Meeting Valentina Harris
September 25, 2013 by LindsayCertainly to our U.K. readers, where she is such a well-respected authority on Italian food and food culture, Valentina Harris needs no introduction. For anyone who hasn’t met her, she has been writing award-winning cookbooks since 1984, when she published Perfect Pasta. She’s now written over 30 books on Italian food,and still finds time to host culinary adventures across Europe.
Five of her favorite regional cookbooks have now been gathered and reissued as a set, Regional Cooking of Italy. Included in the collection are The Food and Cooking of Tuscany, The Food and Cooking of Sicily and Southern Italy, The Food and Cooking of Venice and the North-East of Italy, The Food and Cooking of Rome and Naples, and The Food and Cooking of Milan and Bologna. And we are particularly delighted to be able to offer five free sets to our members – just add a comment on this cookbook giveaway blog. Do not post here to enter as your entry will not be counted.
We recently asked Valentina to talk about her passion for Italian food:
It’s no secret that I love my native country with an enormous passion, and although I no longer live in Italy full time, and have not done so since my early twenties, I find my way back to everything that it means to me through the multi faceted food and wine of its many and varied regions.
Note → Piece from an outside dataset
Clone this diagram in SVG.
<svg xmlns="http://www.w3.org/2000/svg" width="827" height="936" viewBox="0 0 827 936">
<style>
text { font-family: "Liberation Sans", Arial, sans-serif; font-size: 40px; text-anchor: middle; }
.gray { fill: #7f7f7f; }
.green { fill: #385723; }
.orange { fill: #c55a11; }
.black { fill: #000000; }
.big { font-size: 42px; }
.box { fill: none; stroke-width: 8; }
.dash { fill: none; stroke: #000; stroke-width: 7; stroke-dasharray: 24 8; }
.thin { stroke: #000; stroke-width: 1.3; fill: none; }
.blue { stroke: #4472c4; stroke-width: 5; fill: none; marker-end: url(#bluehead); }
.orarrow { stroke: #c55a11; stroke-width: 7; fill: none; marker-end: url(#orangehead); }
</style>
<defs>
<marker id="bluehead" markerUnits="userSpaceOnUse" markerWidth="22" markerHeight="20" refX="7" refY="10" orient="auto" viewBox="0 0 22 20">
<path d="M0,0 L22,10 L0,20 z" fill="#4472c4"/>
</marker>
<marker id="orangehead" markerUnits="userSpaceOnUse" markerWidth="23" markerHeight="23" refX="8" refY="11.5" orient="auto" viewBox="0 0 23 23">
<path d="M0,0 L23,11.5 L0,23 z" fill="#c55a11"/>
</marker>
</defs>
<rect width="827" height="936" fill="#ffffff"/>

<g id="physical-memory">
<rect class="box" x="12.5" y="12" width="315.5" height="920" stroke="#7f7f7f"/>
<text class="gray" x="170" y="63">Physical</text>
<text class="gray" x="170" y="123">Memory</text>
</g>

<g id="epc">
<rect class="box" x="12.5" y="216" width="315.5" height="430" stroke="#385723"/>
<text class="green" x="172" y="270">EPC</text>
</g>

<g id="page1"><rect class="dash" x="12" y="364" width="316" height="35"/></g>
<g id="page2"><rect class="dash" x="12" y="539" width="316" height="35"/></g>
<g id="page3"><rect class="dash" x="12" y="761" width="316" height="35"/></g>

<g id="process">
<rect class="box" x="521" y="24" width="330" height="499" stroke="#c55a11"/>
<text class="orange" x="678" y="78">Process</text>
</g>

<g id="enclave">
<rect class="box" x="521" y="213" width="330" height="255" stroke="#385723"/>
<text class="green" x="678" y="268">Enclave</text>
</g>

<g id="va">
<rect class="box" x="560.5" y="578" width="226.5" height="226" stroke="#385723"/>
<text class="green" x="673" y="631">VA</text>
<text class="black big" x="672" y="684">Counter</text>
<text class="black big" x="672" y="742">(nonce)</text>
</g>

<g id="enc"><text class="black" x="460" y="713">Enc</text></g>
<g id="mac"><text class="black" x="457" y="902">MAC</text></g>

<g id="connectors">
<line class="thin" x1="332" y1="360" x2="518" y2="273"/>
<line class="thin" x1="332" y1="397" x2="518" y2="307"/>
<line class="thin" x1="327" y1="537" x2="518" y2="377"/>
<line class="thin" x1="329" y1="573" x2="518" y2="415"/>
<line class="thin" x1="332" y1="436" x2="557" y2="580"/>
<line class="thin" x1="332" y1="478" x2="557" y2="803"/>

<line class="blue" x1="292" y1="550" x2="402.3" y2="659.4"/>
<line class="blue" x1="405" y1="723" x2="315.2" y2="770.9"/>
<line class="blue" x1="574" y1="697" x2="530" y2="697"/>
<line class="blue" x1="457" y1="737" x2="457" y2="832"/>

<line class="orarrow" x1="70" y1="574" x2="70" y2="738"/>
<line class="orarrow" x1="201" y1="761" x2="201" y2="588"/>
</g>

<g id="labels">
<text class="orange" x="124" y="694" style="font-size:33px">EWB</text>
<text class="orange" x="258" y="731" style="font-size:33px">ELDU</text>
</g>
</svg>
I was brought up in a huge house in Tuscany, just a few steps from the beach, with an olive grove, a vineyard, chickens and rabbits for the table and big, fat, happy pig hidden behind the shed containing the (entirely illegal) grappa still, for sausages, salame, prosciutto and blood sausage – biroldo in the local dialect. There was a large well tended vegetable garden that yielded a seemingly endless bounty of fragrant, fresh vegetables and herbs for use in the cooking, until winter came, and then the only surviving vegetable, seemingly for months on end, was the unforgiving, coarse and peppery cavolo nero, which I still associate with the unyielding damp of a Tuscan January.
That kitchen was central to everything in our house, it was always a busy, buzzing place, filled with delicious smells and wonderful colours and an alluring sense of great delight. I was never turned away, I only needed to peep around the door and I would be welcomed in and given a job to do: a pile of vibrant green beans to top and tail or some earth coated carrots to scrub clean.
I grew up surrounded by a great sense of the importance of food and of sitting down to eat at a beautifully laid table, where the food and the flow of enjoyment and conversation were vital to everything else that went on in and around our home.
As a child, I can remember adults discussing the quality of the new season polenta flour, a loaf of bread or the first pressing of our own olive oil with the same intensity usually devoted subjects such as politics, love or a favourite football team. It is not surprising, looking back on that idyllic foodie childhood, that by the time I was eight years old I had converted the family sandpit into my first, single(very wobbly ) table restaurant; where I served up sand pies, leaf salads and stews made out of gravel with gravity and pride.
Once I qualified as a chef, in Rome, I began to study Italian cuisine in some depth and discovered that one of the things that makes it enduringly interesting is the fact that it is so varied, with so many regional specialities, very local culinary traditions and stories and anecdotes that give many of the dishes extra spice. This series of books explores many of those delicious aspects of Italian food and it is my way of taking you on a culinary journey, with me, through all the Italian regions I have come to know and love over the years.
I have carved out a career from my love of Italian food and wine and now, with over forty titles to my name, I am still as fervent about my subject as I was when I cooked up my pies in that sandpit!
Buon appetito, and happy cooking all’Italiana!